Please provide repeatable test case.

A suggestion to implement the suggested fix:
currently in slave.cc when we find an error which should cause a retry, we first rollback the transaction (and then retry), this rollback is:
            end_trans(thd, ROLLBACK);
(in exec_relay_log_event()).
We could check if this end_trans() raised the ER_WARNING_NOT_COMPLETE_ROLLBACK warning (you can see this warning in action now if you do
BEGIN; INSERT INTO myisamtable; ROLLBACK;). And if yes, then don't retry, because the transaction could not be rolled back, so retrying would lead to duplicate effects.

Sveta, try this:

=== modified file 'mysql-test/extra/rpl_tests/rpl_deadlock.test'
--- mysql-test/extra/rpl_tests/rpl_deadlock.test 2007-06-21 12:39:40 +0000
+++ mysql-test/extra/rpl_tests/rpl_deadlock.test 2009-01-17 06:51:57 +0000
@@ -18,6 +18,7 @@
 # requiring 'unique' for the timeout part of the test
 eval CREATE TABLE t3 (a INT  UNIQUE) ENGINE=$engine_type;
 eval CREATE TABLE t4 (a INT) ENGINE=$engine_type;
+create table t5 (a int) engine=myisam;
 show variables like 'slave_transaction_retries';
 sync_slave_with_master;
 
@@ -41,6 +42,7 @@
  dec $1;
 }
 enable_query_log;
+insert into t5 values(1);
 insert into t1 values(1);
 commit;
 save_master_pos;
@@ -78,6 +80,9 @@
 show slave status;
 --horizontal_results
 
+show variables like 'slave_transaction_retries';
+select * from t5;
+
 # 2) Test lock wait timeout
 
 stop slave;

=============================================

Apply it and run the test:

./mtr rpl.rpl_deadlock_innodb

when it'll fail, you see

show variables like 'slave_transaction_retries';
Variable_name   Value
slave_transaction_retries       2
select * from t5;
a
1
1

Sergei,

which tree are you using?
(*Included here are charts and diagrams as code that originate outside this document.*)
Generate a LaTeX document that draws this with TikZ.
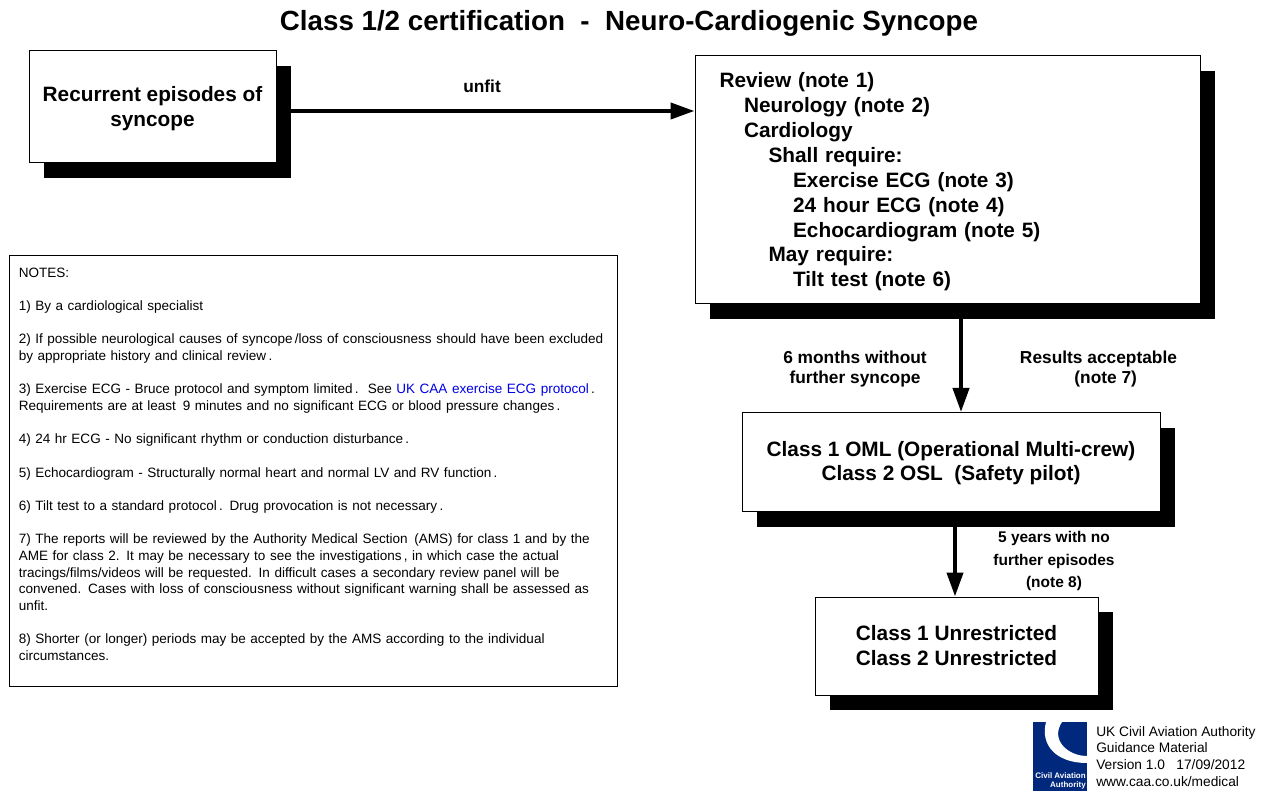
\documentclass[tikz,border=0pt]{standalone}
\usepackage{fontspec}
\setmainfont{Liberation Sans}
\usetikzlibrary{arrows.meta,shadows}
\definecolor{cablue}{RGB}{0,40,125}
\definecolor{linkblue}{RGB}{0,0,230}
\tikzset{flowbox/.style={draw,fill=white,line width=.75pt,inner sep=0pt,font=\fontsize{15.6}{18.7}\bfseries\selectfont,align=center,
drop shadow={shadow xshift=11.25pt,shadow yshift=-11.25pt,opacity=1,fill=black}},
flowarrow/.style={line width=3pt,-{Triangle[length=18pt,width=12pt]}},
flowlabel/.style={font=\fontsize{13}{15.2}\bfseries\selectfont,align=center,inner sep=0pt}}
\begin{document}
\begin{tikzpicture}[x=.75pt,y=-.75pt]
\useasboundingbox (0,0) rectangle (1267,791);
\node[font=\fontsize{20.8}{24}\bfseries\selectfont,inner sep=0pt] (title) at (629,23) {Class 1/2 certification\ \ -\ \ Neuro-Cardiogenic Syncope};
% flow boxes
\node[flowbox,minimum width=185.25pt,minimum height=84pt] (recurrent) at (152.5,107) {\rule{0pt}{14pt}Recurrent episodes of\\syncope};
\node[flowbox,minimum width=378.75pt,minimum height=186pt,align=left,text width=342pt] (review) at (947.5,180) {\rule{0pt}{14pt}Review (note 1)\\
\hspace*{18.4pt}Neurology (note 2)\\
\hspace*{18.4pt}Cardiology\\
\hspace*{36.8pt}Shall require:\\
\hspace*{55.2pt}Exercise ECG (note 3)\\
\hspace*{55.2pt}24 hour ECG (note 4)\\
\hspace*{55.2pt}Echocardiogram (note 5)\\
\hspace*{36.8pt}May require:\\
\hspace*{55.2pt}Tilt test (note 6)};
\node[flowbox,minimum width=313.5pt,minimum height=74.25pt] (oml) at (951,462) {\rule{0pt}{13pt}Class 1 OML (Operational Multi-crew)\\Class 2 OSL\ \ (Safety pilot)};
\node[flowbox,minimum width=212.25pt,minimum height=73.5pt] (unrestricted) at (956.5,646) {Class 1 Unrestricted\\Class 2 Unrestricted};
% notes
\node[draw,fill=white,line width=.75pt,anchor=north west,minimum width=456pt,minimum height=323.25pt,inner xsep=6.75pt,inner ysep=3pt,text width=442pt,align=left,font=\fontsize{10.15}{12.5}\selectfont] (notes) at (9,255) {NOTES:\\[12.5pt]
1) By a cardiological specialist\\[12.5pt]
2) If possible neurological causes of syncope\,/loss of consciousness should have been excluded\\
by appropriate history and clinical review\,.\\[12.5pt]
3) Exercise ECG - Bruce protocol and symptom limited\,.\ \ See \textcolor{linkblue}{UK CAA exercise ECG protocol}\,.\\
Requirements are at least\,\ 9 minutes and no significant ECG or blood pressure changes\,.\\[12.5pt]
4) 24 hr ECG - No significant rhythm or conduction disturbance\,.\\[12.5pt]
5) Echocardiogram - Structurally normal heart and normal LV and RV function\,.\\[12.5pt]
6) Tilt test to a standard protocol\,. Drug provocation is not necessary\,.\\[12.5pt]
7) The reports will be reviewed by the Authority Medical Section\,\ (AMS) for class 1 and by the\\
AME for class 2. It may be necessary to see the investigations\,, in which case the actual\\
tracings/films/videos will be requested. In difficult cases a secondary review panel will be\\
convened. Cases with loss of consciousness without significant warning shall be assessed as\\
unfit.\\[12.5pt]
8) Shorter (or longer) periods may be accepted by the AMS according to the individual\\
circumstances.\\[-2pt]~};
% connectors
\coordinate (unfitend) at (review.west |- 0,111);
\draw[flowarrow] (recurrent.east |- unfitend) -- (unfitend) node[midway,above=12.5pt,xshift=-2.6pt,flowlabel] (unfit) {unfit};
\coordinate (revstart) at (961,0);
\draw[flowarrow] (review.south -| revstart) -- (oml.north -| revstart);
\coordinate (omlstart) at (955,0);
\draw[flowarrow] (oml.south -| omlstart) -- (unrestricted.north -| omlstart);
\node[flowlabel] (months) at (855,369) {6 months without\\further syncope};
\node[flowlabel] (results) at (1098.5,369) {Results acceptable\\\ \ \ (note 7)};
\node[flowlabel,font=\fontsize{11.6}{16.9}\bfseries\selectfont] (years) at (1054,561) {5 years with no\\further episodes\\(note 8)};
% logo
\fill[cablue] (1033,722) rectangle (1087,791);
\fill[white] (1046,722) .. controls (1040,745) and (1056,763) .. (1087,763) -- (1087,756) .. controls (1068,756) and (1050,740) .. (1062,722) -- cycle;
\node[anchor=east,align=right,text=white,inner sep=0pt,font=\fontsize{6}{7}\bfseries\selectfont] (logotext) at (1086,781) {Civil Aviation\\Authority};
\node[anchor=north west,align=left,inner sep=0pt,font=\fontsize{10.3}{12.45}\selectfont] (footer) at (1096,726) {UK Civil Aviation Authority\\Guidance Material\\Version 1.0\ \ \ 17/09/2012\\www.caa.co.uk/medical};
\end{tikzpicture}
\end{document}
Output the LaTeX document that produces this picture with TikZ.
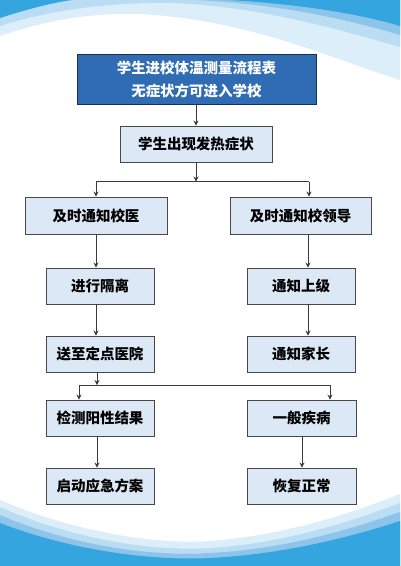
\documentclass[tikz,border=0pt]{standalone}
\usepackage{fontspec}
\setmainfont{Noto Sans CJK SC}
\usetikzlibrary{arrows.meta,calc}
\definecolor{wblue}{HTML}{35A5E0}
\definecolor{wmed}{HTML}{8DC4E9}
\definecolor{wlight}{HTML}{BBDDF3}
\definecolor{wlightest}{HTML}{DCEEF9}
\definecolor{boxfill}{HTML}{DCE8F5}
\definecolor{boxline}{HTML}{484848}
\definecolor{titlefill}{HTML}{2F6CB3}
\definecolor{titleline}{HTML}{1B2F4A}
\definecolor{arrowc}{HTML}{3A3A3A}
\begin{document}
\begin{tikzpicture}[x=1pt,y=-1pt,
  box/.style={draw=boxline, fill=boxfill, line width=0.9pt, minimum width=108pt,
    minimum height=36pt, inner sep=0pt, font=\fontsize{14.5}{17}\selectfont\bfseries},
  titlebox/.style={draw=titleline, fill=titlefill, line width=1pt, minimum width=239pt,
    minimum height=50pt, inner sep=0pt, align=center, text=white,
    font=\fontsize{14.5}{23}\selectfont\bfseries},
  link/.style={draw=arrowc, line width=0.9pt},
  arr/.style={link, -{Stealth[length=5pt,width=5pt]}}]
\useasboundingbox (0,0) rectangle (400,566);
\fill[white] (0,0) rectangle (400,566);
% top waves
\fill[wlightest] (0,0) -- (0,36) .. controls (40,22) and (90,12) .. (140,14)
  .. controls (250,20) and (330,58) .. (400,80) -- (400,0) -- cycle;
\fill[wlight] (0,0) -- (0,26) .. controls (50,10) and (110,2) .. (170,3)
  .. controls (260,6) and (340,30) .. (400,47) -- (400,0) -- cycle;
\fill[wmed] (195,0) .. controls (280,4) and (350,20) .. (400,35) -- (400,0) -- cycle;
\fill[wblue] (0,0) -- (0,18) .. controls (25,10) and (50,3) .. (72,0) -- cycle;
\fill[wblue] (228,0) .. controls (300,4) and (360,14) .. (400,26) -- (400,0) -- cycle;
% bottom waves
\fill[wlightest] (0,566) -- (0,500) .. controls (70,530) and (150,545) .. (210,541)
  .. controls (290,535) and (360,510) .. (400,494) -- (400,566) -- cycle;
\fill[wlight] (0,566) -- (0,507) .. controls (70,538) and (150,552) .. (210,548)
  .. controls (290,543) and (360,518) .. (400,503) -- (400,566) -- cycle;
\fill[wmed] (0,566) -- (0,515) .. controls (70,545) and (150,557) .. (210,553)
  .. controls (290,549) and (360,526) .. (400,512) -- (400,566) -- cycle;
\fill[wblue] (0,566) -- (0,523) .. controls (70,550) and (150,561) .. (210,558)
  .. controls (290,554) and (360,534) .. (400,521) -- (400,566) -- cycle;
% nodes
\node[titlebox] (t) at (196.5,79) {学生进校体温测量流程表\\无症状方可进入学校};
\node[box, minimum width=152pt] (s) at (196,144) {学生出现发热症状};
\node[box, minimum width=142pt, minimum height=37pt] (dl) at (96,215.5) {及时通知校医};
\node[box, minimum width=141pt, minimum height=37pt] (dr) at (300.5,215.5) {及时通知校领导};
\node[box] (il) at (100,286) {进行隔离};
\node[box] (ir) at (301,286) {通知上级};
\node[box] (hl) at (100,354) {送至定点医院};
\node[box] (hr) at (301,354) {通知家长};
\node[box] (pl) at (100,418) {检测阳性结果};
\node[box, minimum width=109pt] (pr) at (301.5,418) {一般疾病};
\node[box] (el) at (100,486) {启动应急方案};
\node[box, minimum width=109pt] (er) at (301.5,486) {恢复正常};
% helper coordinates
\coordinate (jA) at (196,181.5);
\coordinate (cL) at (96,181.5);
\coordinate (cR) at (309,181.5);
\coordinate (colL) at (96,0);
\coordinate (colR) at (308,0);
\coordinate (jB) at (97,385);
\coordinate (bL) at (79,385);
\coordinate (bR) at (330,385);
\coordinate (col2L) at (97,0);
\coordinate (col2R) at (302,0);
% connectors
\draw[arr] (t.south -| s.north) -- (s.north);
\draw[arr] (s.south) -- (s.south |- jA);
\draw[link] (cL) -- (cR);
\draw[arr] (cL) -- (cL |- dl.north);
\draw[arr] (cR) -- (cR |- dr.north);
\draw[arr] (dl.south -| colL) -- (il.north -| colL);
\draw[arr] (il.south -| colL) -- (hl.north -| colL);
\draw[arr] (dr.south -| colR) -- (ir.north -| colR);
\draw[arr] (ir.south -| colR) -- (hr.north -| colR);
\draw[arr] (hl.south -| jB) -- (jB);
\draw[link] (bL) -- (bR);
\draw[arr] (bL) -- (bL |- pl.north);
\draw[arr] (bR) -- (bR |- pr.north);
\draw[arr] (pl.south -| col2L) -- (el.north -| col2L);
\draw[arr] (pr.south -| col2R) -- (er.north -| col2R);
\end{tikzpicture}
\end{document}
With latest 5.0-main I get:

Variable_name   Value
slave_transaction_retries       10
select * from t5;
a
1

No feedback was provided for this bug for over a month, so it is
being suspended automatically. If you are able to provide the
information that was originally requested, please do so and change
the status of the bug back to "Open".